As Israel rolls out red carpets for the Eurovision music contest it's hosting this week, Palestinian musicians in Gaza have taken to a much different stage.
In the rubble of an eight-storey residential building destroyed in recent Israeli air strikes, the performers on Tuesday inaugurated Gazavision, an event they say aims to present a defiant and peaceful critique of Israeli policies - through song.
The venue was not chosen by accident.
For the event's organisers - a group called Jusour (Arabic for "bridges") - the decision to hold the performance where the Abu Qamar building once stood was symbolic.
"We want to send a message to the Israeli occupation that Gaza will not surrender. Like the phoenix when it is turned to ashes, Gaza will rise again," 22-year-old Salem Harara, one of the organisers, told Middle East Eye.
"Music is an internationally recognised language of peace and love. We chose music because we wanted our peaceful message, laden with love, to reach all the people around the world," he added.
"We want to send a message to the world, which might have a negative image about Gaza and its people, that we love life."
Kamel Musallam, another coordinator for the event, told MEE that the concert was part of a global campaign calling for the boycott of this year's Eurovision contest.
Israel won the 2018 Eurovision competition, granting it hosting rights for this year's show - despite outrage from Palestinians and their supporters.
According to the members of Jusour, Eurovision is "art-washing ... Israeli crimes".

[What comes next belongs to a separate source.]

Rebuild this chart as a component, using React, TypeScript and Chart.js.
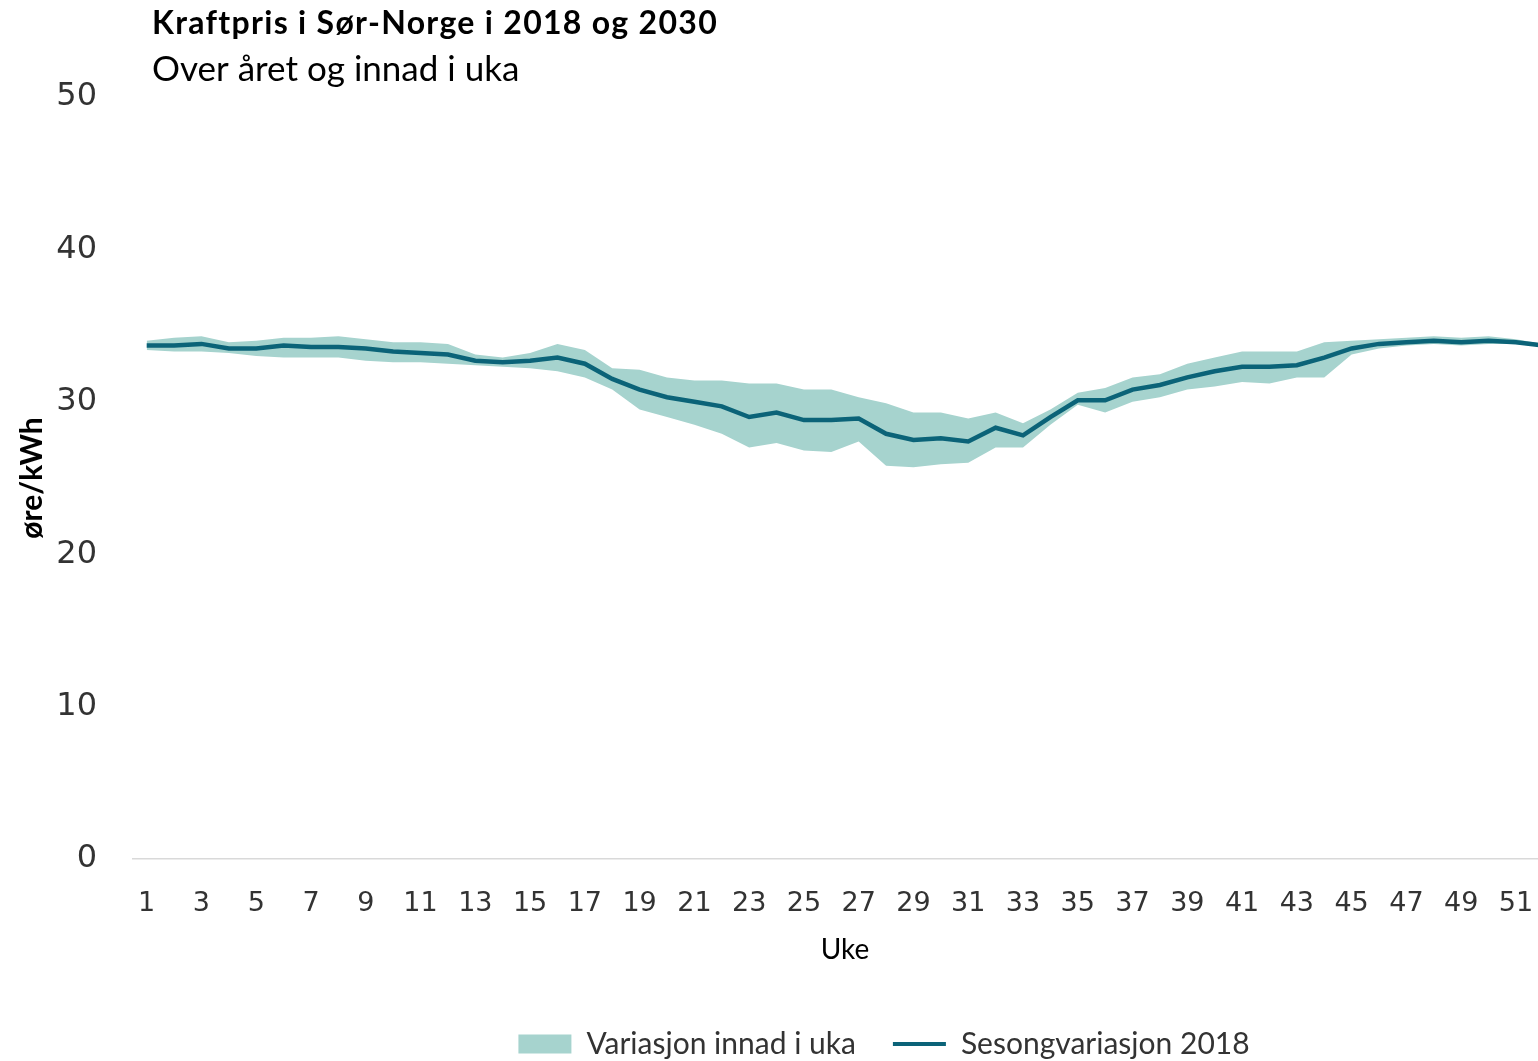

"Local and international efforts have been exerted to stop [Israel from] holding this contest on Palestinian blood, but it seems it is still going on," Musallam said.
Still, he added that hundreds of international artists have boycotted the event, including Pink Floyd musician and prominent Boycott, Divestment and Sanctions (BDS) movement supporter, Roger Waters, who has also been a vocal critic of Israel hosting Eurovision this year.
Waters is not the only major musician to voice opposition to Eurovision taking place in Israel.
Guitarist Joff Oddie from the band Wolf Alice told Sky News on Tuesday that Israeli leaders were "us[ing] culture to… whitewash over their human rights abuses".
Musallam said that high-profile support for BDS - a movement that aims to pressure Israel to end its human rights abuses against Palestinians - was encouraging.
"We are not alone in this anti-Eurovision campaign," he said.
Another Gazavision event organiser, Sumayya al-Katari, 21, told MEE that Israel is using Eurovision to try "to tell the world that it is a stable country full of tourist attractions like any European country".
It is also "using famous international musicians by paying them tens of millions [of dollars]", she said, referring to Madonna's controversial and costly planned performance later this week.
But, Sumayya said, "Israel is telling lies about itself.
"Israel would not be seen as a stable or attractive state by fans if the truth about its creation, its disrespect of human rights, international law and its inhumane treatment of Palestinians was disclosed."
She said she hoped the Gazavision event would, through music and song, help Palestinians share their own message.
"Although we do not have their capacity ... we are able to share our truthful message about the Israeli occupying state, which is neither stable nor peaceful, but a brutal human rights abuser."
While attendees at the event on Tuesday were supportive of the general message, the location of the concert hit some members of the public hard.
One of them was Marwa Issa, 48, who sat listlessly by the side of the stage with two of her daughters.
Issa and her nine children were one of more than 30 Palestinian families who lived in the Abu Qamar building before it was destroyed by an Israeli air strike on 5 May.
"We didn't just lose a house, clothes or items of furniture, but our past, our memories, our future and our dreams," Issa told MEE.
"Now, we are living in a makeshift home nearby. In light of high unemployment and the increasing cost of living, making rent is a big challenge," she added, explaining that her two sons are in university, while her seven daughters are also still in school.
About half an hour before the beginning of Gazavision, a bystander took to the stage to express his anger and frustration that the concert was taking place so soon after a bout of violence that left at least 23 Palestinians dead.
"Who told you to come here?" shouted the man, who didn't give his name. "What are you doing, singing on the rubble of our homes? We are homeless and you are singing here!"
Reacting to the man's outburst, Issa said: "He might be right."
"Israel has been pursuing the same brutal policies with Palestinians for 71 years and all Palestinians have are band-aid solutions. Even if they have their homes rebuilt, it is still nothing," she said.
"But ... we insist on sending our message to Israel and the world," Issa added.
"We will stay here. We will not surrender and we will continue living here, even in tents. There will be no second exodus. It is enough."